FDA trains pharmacists, healthcare providers on pharmacovigilance

The Food and Drugs Authority (FDA), has stressed the need for health facilities to report Adverse Drug Reaction (ADR) experienced by their patients to ensure patient safety.

Mr John Odai-Tettey, Central Regional Manager of the FDA, said it was a professional responsibility for healthcare providers to report ADR and ensure that patients also do same.

Addressing healthcare providers, pharmacist and officials of the FDA at an Institutional Contact Persons (ICPs) training workshop in Cape Coast, he said reporting outcomes of ADR would help the FDA detect fake products on the markets.

It would also protect patients from unnecessary harm and build public confidence in the healthcare delivery system of the country.

He said the inability of healthcare professionals and patients to report outcomes of ADR experienced was an affront to FDA’s efforts to ensure consumer safety.

The training, sponsored by the United Kingdom’s (UK) Department for International Development, was to introduce participants to pharmacovigilance and patient safety available tools, information and skills to ensure smooth reportage on ADR.

Mr Odai-Tettey explained that the objective of the training was to improve early identification of medicine safety issues through increased reporting by Institutional Contact Persons (ICPs) to champion and coordinate pharmacovigilance in their facilities.
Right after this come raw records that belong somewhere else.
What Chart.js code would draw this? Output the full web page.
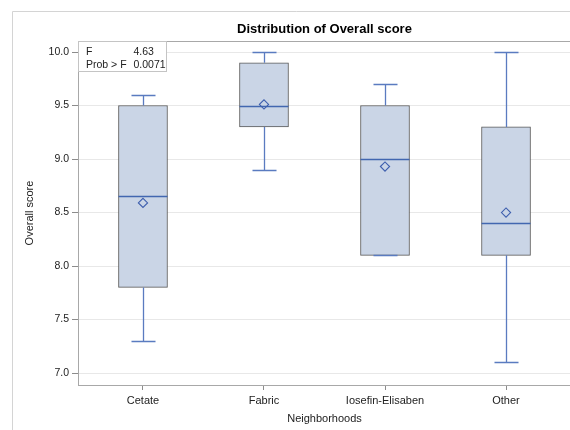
<!DOCTYPE html>
<html>
<head>
<meta charset="utf-8">
<script src="https://cdn.jsdelivr.net/npm/chart.js@4"></script>
<style>
  html, body { margin: 0; padding: 0; background: #fff; overflow: hidden; }
  #wrap { width: 580px; height: 430px; }
</style>
</head>
<body>
<div id="wrap"><canvas id="c" width="580" height="430"></canvas></div>
<script>
// Overall score by neighborhood: five-number summaries and means
const categories = ['Cetate', 'Fabric', 'Iosefin-Elisaben', 'Other'];
const whiskerLow  = [7.3, 8.9, 8.1, 7.1];
const q1          = [7.8, 9.3, 8.1, 8.1];
const medians     = [8.65, 9.5, 9.0, 8.4];
const q3          = [9.5, 9.9, 9.5, 9.3];
const whiskerHigh = [9.6, 10.0, 9.7, 10.0];
const means       = [8.59, 9.51, 8.93, 8.50];
const yTicks      = [7.0, 7.5, 8.0, 8.5, 9.0, 9.5, 10.0];
const fStat = '4.63';
const pValue = '0.0071';

const FONT = "'Liberation Sans', Arial, sans-serif";
const BOX_FILL = '#cad5e6';
const BOX_EDGE = '#595959';
const MEDIAN_COLOR = '#4267b0';
const WHISKER_COLOR = '#5a7bc0';
const MEAN_COLOR = '#3e5fae';

// whiskers, caps and median lines, placed with the chart's own scales
const boxDecor = {
  id: 'boxDecor',
  afterDatasetDraw(chart, args) {
    if (args.index !== 1) return;
    const { ctx, scales: { x, y } } = chart;
    ctx.save();
    ctx.lineWidth = 1.3;
    ctx.strokeStyle = WHISKER_COLOR;
    categories.forEach((c, i) => {
      const cx = Math.round(x.getPixelForValue(i)) + 0.5;
      const capHalf = 12;
      const segs = [[q3[i], whiskerHigh[i]], [q1[i], whiskerLow[i]]];
      segs.forEach(([from, to]) => {
        const y0 = y.getPixelForValue(from);
        const y1 = Math.round(y.getPixelForValue(to)) + 0.5;
        ctx.beginPath();
        ctx.moveTo(cx, y0);
        ctx.lineTo(cx, y1);
        ctx.moveTo(cx - capHalf, y1);
        ctx.lineTo(cx + capHalf, y1);
        ctx.stroke();
      });
    });
    const meta = chart.getDatasetMeta(1);
    ctx.strokeStyle = MEDIAN_COLOR;
    ctx.lineWidth = 1.4;
    meta.data.forEach((bar, i) => {
      const half = bar.width / 2;
      const my = Math.round(y.getPixelForValue(medians[i])) + 0.5;
      ctx.beginPath();
      ctx.moveTo(bar.x - half, my);
      ctx.lineTo(bar.x + half, my);
      ctx.stroke();
    });
    ctx.restore();
  }
};

// outer frame, plot frame, title and the F-test inset
const frame = {
  id: 'frame',
  beforeDraw(chart) {
    const { ctx } = chart;
    ctx.save();
    ctx.fillStyle = '#fff';
    ctx.fillRect(0, 0, chart.width, chart.height);
    ctx.strokeStyle = '#d4d4d4';
    ctx.lineWidth = 1;
    ctx.beginPath();
    ctx.moveTo(12.5, chart.height + 2);
    ctx.lineTo(12.5, 11.5);
    ctx.lineTo(chart.width + 2, 11.5);
    ctx.stroke();
    ctx.restore();
  },
  afterDraw(chart) {
    const { ctx, chartArea: a } = chart;
    ctx.save();
    ctx.strokeStyle = '#a8a8a8';
    ctx.lineWidth = 1;
    ctx.strokeRect(Math.round(a.left) + 0.5, Math.round(a.top) + 0.5,
                   Math.round(a.right - a.left), Math.round(a.bottom - a.top));

    ctx.fillStyle = '#000';
    ctx.font = 'bold 13px ' + FONT;
    ctx.textAlign = 'center';
    ctx.textBaseline = 'middle';
    ctx.fillText('Distribution of Overall score', (a.left + a.right) / 2, 29);

    const bx = Math.round(a.left) + 0.5, by = Math.round(a.top) + 0.5;
    ctx.fillStyle = '#fff';
    ctx.fillRect(bx, by, 88, 30);
    ctx.strokeStyle = '#c4c4c4';
    ctx.strokeRect(bx, by, 88, 30);
    ctx.fillStyle = '#222';
    ctx.font = '10.5px ' + FONT;
    ctx.textAlign = 'left';
    ctx.fillText('F', bx + 7.5, by + 11);
    ctx.fillText(fStat, bx + 55, by + 11);
    ctx.fillText('Prob > F', bx + 7.5, by + 24);
    ctx.fillText(pValue, bx + 55, by + 24);
    ctx.restore();
  }
};

new Chart(document.getElementById('c'), {
  type: 'bar',
  data: {
    datasets: [
      {
        type: 'scatter',
        label: 'Mean',
        order: 1,
        data: means.map((v, i) => ({ x: i, y: v })),
        pointStyle: 'rectRot',
        pointRadius: 4.6,
        pointBorderWidth: 1.1,
        pointBorderColor: MEAN_COLOR,
        pointBackgroundColor: 'rgba(0,0,0,0)'
      },
      {
        type: 'bar',
        label: 'Overall score',
        order: 2,
        data: categories.map((c, i) => ({ x: i, y: [q1[i], q3[i]] })),
        backgroundColor: BOX_FILL,
        borderColor: BOX_EDGE,
        borderWidth: 1,
        borderSkipped: false,
        barThickness: 49
      }
    ]
  },
  options: {
    responsive: false,
    animation: false,
    devicePixelRatio: 1,
    layout: { padding: { top: 41, right: 9, left: 0, bottom: 0 } },
    plugins: {
      legend: { display: false },
      title: { display: false },
      tooltip: { enabled: false }
    },
    scales: {
      x: {
        type: 'linear',
        offset: false,
        min: -0.537,
        max: 3.537,
        afterBuildTicks: s => { s.ticks = categories.map((c, i) => ({ value: i })); },
        afterFit: s => { s.height = 45; },
        ticks: {
          callback: v => categories[v],
          color: '#222',
          font: { family: FONT, size: 11 },
          padding: 4,
          maxRotation: 0,
          autoSkip: false
        },
        grid: { offset: false, drawOnChartArea: false, drawTicks: true, tickLength: 5, tickColor: '#8c8c8c', tickWidth: 1 },
        border: { display: false },
        title: {
          display: true,
          text: 'Neighborhoods',
          color: '#222',
          font: { family: FONT, size: 11 },
          padding: { top: 0, bottom: 4 }
        }
      },
      y: {
        type: 'linear',
        min: 6.888,
        max: 10.103,
        afterBuildTicks: s => { s.ticks = yTicks.map(v => ({ value: v })); },
        afterFit: s => { s.width = 78; },
        ticks: {
          callback: v => v.toFixed(1),
          color: '#222',
          font: { family: FONT, size: 10.5 },
          padding: 3
        },
        grid: { color: '#e8e8e8', lineWidth: 1, drawTicks: true, tickLength: 6, tickColor: '#8c8c8c' },
        border: { display: false },
        title: {
          display: true,
          text: 'Overall score',
          color: '#222',
          font: { family: FONT, size: 11 },
          padding: { top: 23, bottom: 0 }
        }
      }
    }
  },
  plugins: [boxDecor, frame]
});
</script>
</body>
</html>
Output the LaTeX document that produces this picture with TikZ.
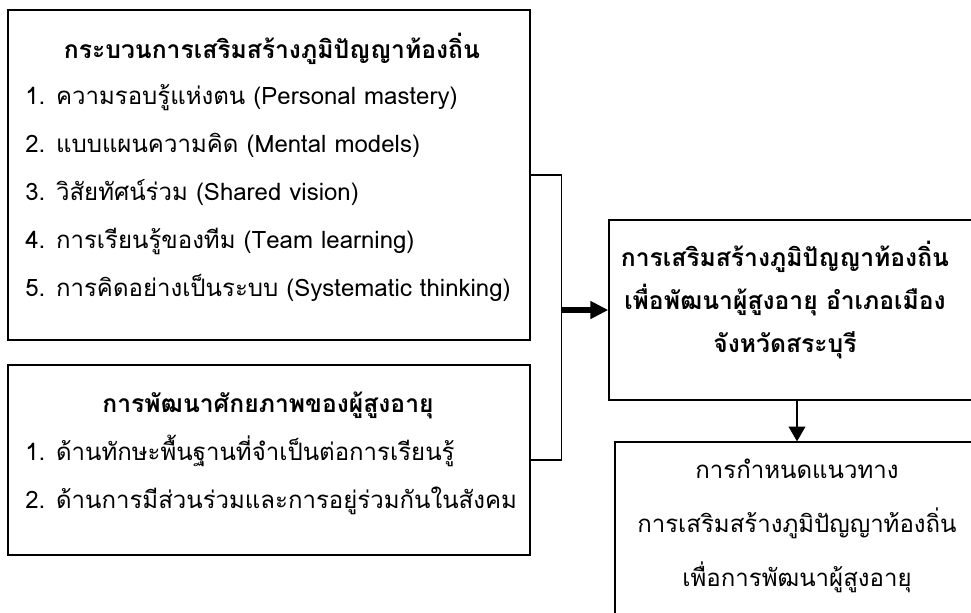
\documentclass[tikz,border=0pt]{standalone}
\usepackage{fontspec}
\setmainfont[Script=Thai]{Loma}
\usetikzlibrary{arrows.meta}

\begin{document}
\begin{tikzpicture}
[
x=0.75pt, y=-0.75pt,
box/.style={draw, line width=1pt, inner sep=0pt},
txt/.style={inner sep=0pt, font=\fontsize{18}{21}\selectfont},
head/.style={inner sep=0pt, font=\fontsize{18.5}{22}\selectfont\bfseries},
bigarrow/.style={line width=4pt, -{Triangle[length=13.5pt,width=12.75pt]}},
downarrow/.style={line width=1.1pt, -{Triangle[length=11pt,width=12.5pt]}}
]
\useasboundingbox (0,0) rectangle (971,612);
\clip (0,0) rectangle (971,612);

% the four boxes
\node[box, minimum width=391.5pt, minimum height=247.5pt] (proc) at (269,175) {};
\node[box, minimum width=391.5pt, minimum height=142.5pt] (elder) at (269,460) {};
\node[box, minimum width=282pt, minimum height=135pt] (goal) at (797,310) {};
\node[box, minimum width=273pt, minimum height=186pt] (guide) at (797,566) {};

% texts of the first box
\node[head, anchor=base] (ptitle) at (272,58) {กระบวนการเสริมสร้างภูมิปัญญาท้องถิ่น};
\node[txt, anchor=base west] (p1) at (25,104) {1. ความรอบรู้แห่งตน (Personal mastery)};
\node[txt, anchor=base west] (p2) at (25,152) {2. แบบแผนความคิด (Mental models)};
\node[txt, anchor=base west] (p3) at (25,200) {3. วิสัยทัศน์ร่วม (Shared vision)};
\node[txt, anchor=base west] (p4) at (25,248) {4. การเรียนรู้ของทีม (Team learning)};
\node[txt, anchor=base west] (p5) at (25,296) {5. การคิดอย่างเป็นระบบ (Systematic thinking)};

% texts of the second box
\node[head, anchor=base] (etitle) at (268,412) {การพัฒนาศักยภาพของผู้สูงอายุ};
\node[txt, anchor=base west] (e1) at (25,460) {1. ด้านทักษะพื้นฐานที่จำเป็นต่อการเรียนรู้};
\node[txt, anchor=base west] (e2) at (25,508) {2. ด้านการมีส่วนร่วมและการอยู่ร่วมกันในสังคม};

% texts of the right boxes
\node[head, anchor=base] (g1) at (785,266) {การเสริมสร้างภูมิปัญญาท้องถิ่น};
\node[head, anchor=base] (g2) at (785,309) {เพื่อพัฒนาผู้สูงอายุ อำเภอเมือง};
\node[head, anchor=base] (g3) at (785,352) {จังหวัดสระบุรี};
\node[txt, anchor=base] (d1) at (797,478) {การกำหนดแนวทาง};
\node[txt, anchor=base] (d2) at (797,532) {การเสริมสร้างภูมิปัญญาท้องถิ่น};
\node[txt, anchor=base] (d3) at (797,586) {เพื่อการพัฒนาผู้สูงอายุ};

% connectors
\draw[line width=1pt] (proc.east) -- ++(31,0) coordinate (join) |- (elder.east);
\draw[bigarrow] (join |- goal.west) -- (goal.west);
\draw[downarrow] (goal.south) -- (guide.north);
\end{tikzpicture}
\end{document}
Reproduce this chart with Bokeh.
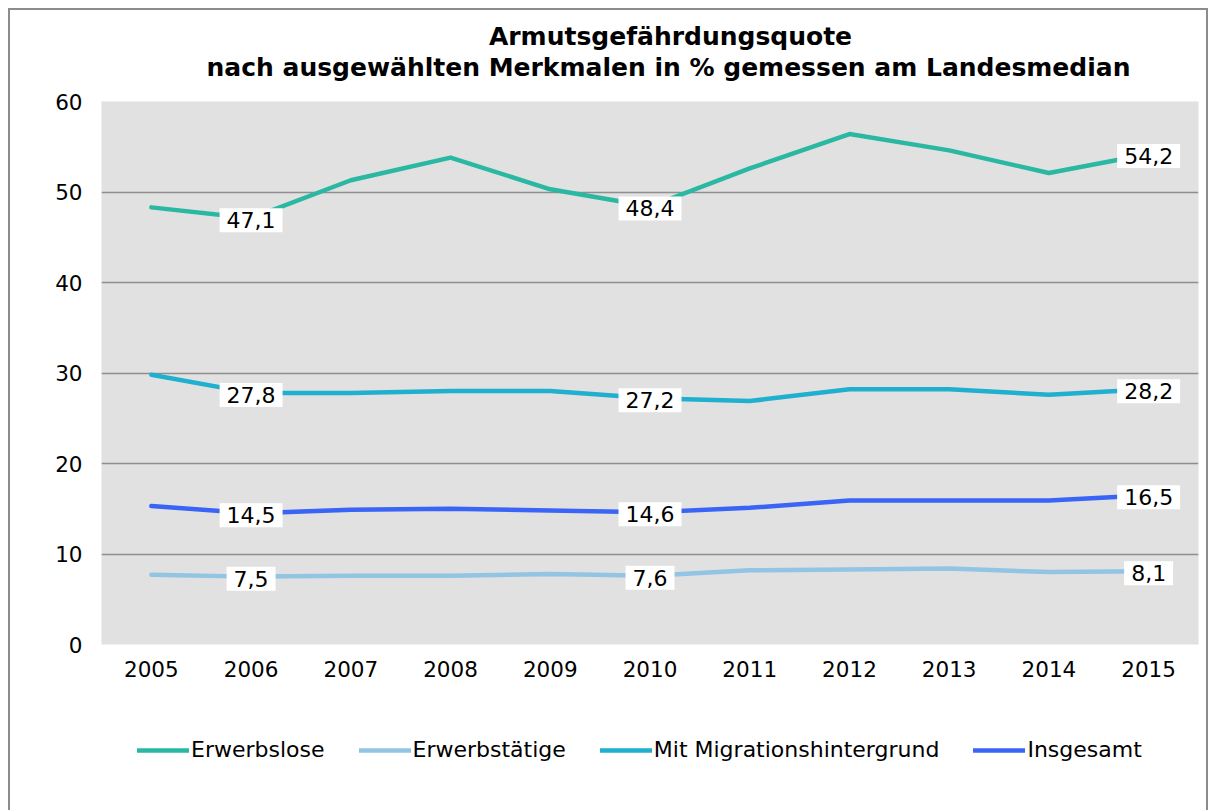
from bokeh.plotting import figure
from bokeh.layouts import column
from bokeh.models import Range1d, FixedTicker, Label, Legend, LegendItem
from bokeh.embed import file_html
from bokeh.resources import INLINE

years = [2005, 2006, 2007, 2008, 2009, 2010, 2011, 2012, 2013, 2014, 2015]
erwerbslose = [48.3, 47.1, 51.3, 53.8, 50.3, 48.4, 52.6, 56.4, 54.6, 52.1, 54.2]
erwerbstaetige = [7.7, 7.5, 7.6, 7.6, 7.8, 7.6, 8.2, 8.3, 8.4, 8.0, 8.1]
migration = [29.8, 27.8, 27.8, 28.0, 28.0, 27.2, 26.9, 28.2, 28.2, 27.6, 28.2]
insgesamt = [15.3, 14.5, 14.9, 15.0, 14.8, 14.6, 15.1, 15.9, 15.9, 15.9, 16.5]
labeled_years = [2006, 2010, 2015]
y_ticks = [0, 10, 20, 30, 40, 50, 60]
title_lines = ["Armutsgefährdungsquote", "nach ausgewählten Merkmalen in % gemessen am Landesmedian"]

series = [
    ("Erwerbslose", erwerbslose, "#2bb8a3"),
    ("Erwerbstätige", erwerbstaetige, "#92c4e4"),
    ("Mit Migrationshintergrund", migration, "#1fafcf"),
    ("Insgesamt", insgesamt, "#3a64f5"),
]

FONT = "DejaVu Sans"
W = 1196
BL, BR = 91, 8   # shared left/right borders so every strip has the same frame


def strip(height):
    # frame spans page x 101..1198; x range expressed in page pixels
    f = figure(width=W, height=height, output_backend="svg", toolbar_location=None,
               x_range=Range1d(101, 1198), y_range=Range1d(0, height),
               x_axis_location=None, y_axis_location=None,
               min_border_left=BL, min_border_right=BR, min_border_top=0, min_border_bottom=0)
    f.xgrid.grid_line_color = None
    f.ygrid.grid_line_color = None
    f.outline_line_color = None
    f.background_fill_color = "white"
    f.border_fill_color = "white"
    return f


# ---- title strip ----
pt = strip(79)
for txt, (cx, cy) in zip(title_lines, [(670, 53), (668, 22)]):
    pt.add_layout(Label(x=cx, y=cy, text=txt, text_align="center", text_baseline="middle",
                        text_font=FONT, text_font_size="25px", text_font_style="bold",
                        text_color="black"))

# ---- main chart ----
p = figure(width=W, height=605, output_backend="svg", toolbar_location=None,
           x_range=Range1d(2004.5, 2015.5), y_range=Range1d(0, 60),
           min_border_left=BL, min_border_top=12, min_border_right=BR, min_border_bottom=50)
p.background_fill_color = "#e1e1e1"
p.border_fill_color = "white"
p.outline_line_color = None

p.xaxis.ticker = FixedTicker(ticks=years)
p.yaxis.ticker = FixedTicker(ticks=y_ticks)
for ax in (p.xaxis, p.yaxis):
    ax.axis_line_color = None
    ax.major_tick_line_color = None
    ax.minor_tick_line_color = None
    ax.major_tick_out = 0
    ax.major_tick_in = 0
    ax.major_label_text_font = FONT
    ax.major_label_text_font_size = "21.5px"
    ax.major_label_text_color = "black"
p.xaxis.major_label_standoff = 16
p.yaxis.major_label_standoff = 19
p.xgrid.grid_line_color = None
p.ygrid.grid_line_color = "#8f8f8f"
p.ygrid.grid_line_width = 1.5

for name, vals, col in series:
    p.line(years, vals, line_color=col, line_width=4.5, line_cap="round", line_join="round")

for name, vals, col in series:
    for yr in labeled_years:
        v = vals[years.index(yr)]
        p.add_layout(Label(x=yr, y=v, text=f"{v:.1f}".replace(".", ","), text_align="center",
                           text_baseline="middle", text_font=FONT, text_font_size="22px",
                           text_color="black", background_fill_color="white",
                           padding=dict(x=7, y=4), y_offset=-2))

# ---- legend strip ----
pl = strip(116)
items = []
for name, vals, col in series:
    # single-point line: draws nothing in the strip, only supplies the legend swatch style
    r = pl.line(x=[years[0]], y=[vals[0]], line_color=col, line_width=4.5, line_cap="round")
    items.append(LegendItem(label=name, renderers=[r]))
legend = Legend(items=items, orientation="horizontal", location=(36, 48),
                label_text_font=FONT, label_text_font_size="22px", label_text_color="black",
                glyph_width=52, glyph_height=24, label_height=24, label_standoff=2, spacing=34,
                padding=0, margin=0, border_line_color=None, background_fill_alpha=0)
pl.add_layout(legend, "center")

layout = column(pt, p, pl, spacing=0,
                styles={"border-top": "2px solid #8c8c8c", "border-left": "2px solid #8c8c8c",
                        "border-right": "2px solid #8c8c8c", "margin": "8px 8px 0px 8px"})

open("out.html", "w").write(file_html(layout, INLINE))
The training formed part of FDA’s collaborative efforts to effectively engage with health care professionals and patients to report on all suspected cases of adverse drug reactions.

According to him, medicine safety should be of significant importance to prescribers as well as dispensers to prevent patients from suffering a secondary ailment as a result of the medicine they prescribed.

Mr Jesus Christ Otchere, Regional Regulatory Officer of the FDA, indicated that an effective parmacovigilance system would help in gathering enough data on products registered and how they fared on the market.

He said it would also help detect products that were fake or substandard and others that did not meet the specifications by which they were given market authorisation.

As part of efforts to improve pharmacovigilance in the country, pharmacovigilance courses had been introduced into the curricular of medical, pharmacy and nursing training institutions.

The idea, Mr Okyere said was to produce healthcare professionals with relevant knowledge on safety and effective monitoring of medicines to promote patient safety.

The FDA has developed an online database known as the “SafeWatch System” to facilitate the smooth submission of ADR reports by the institutional contact persons at the various health facilities.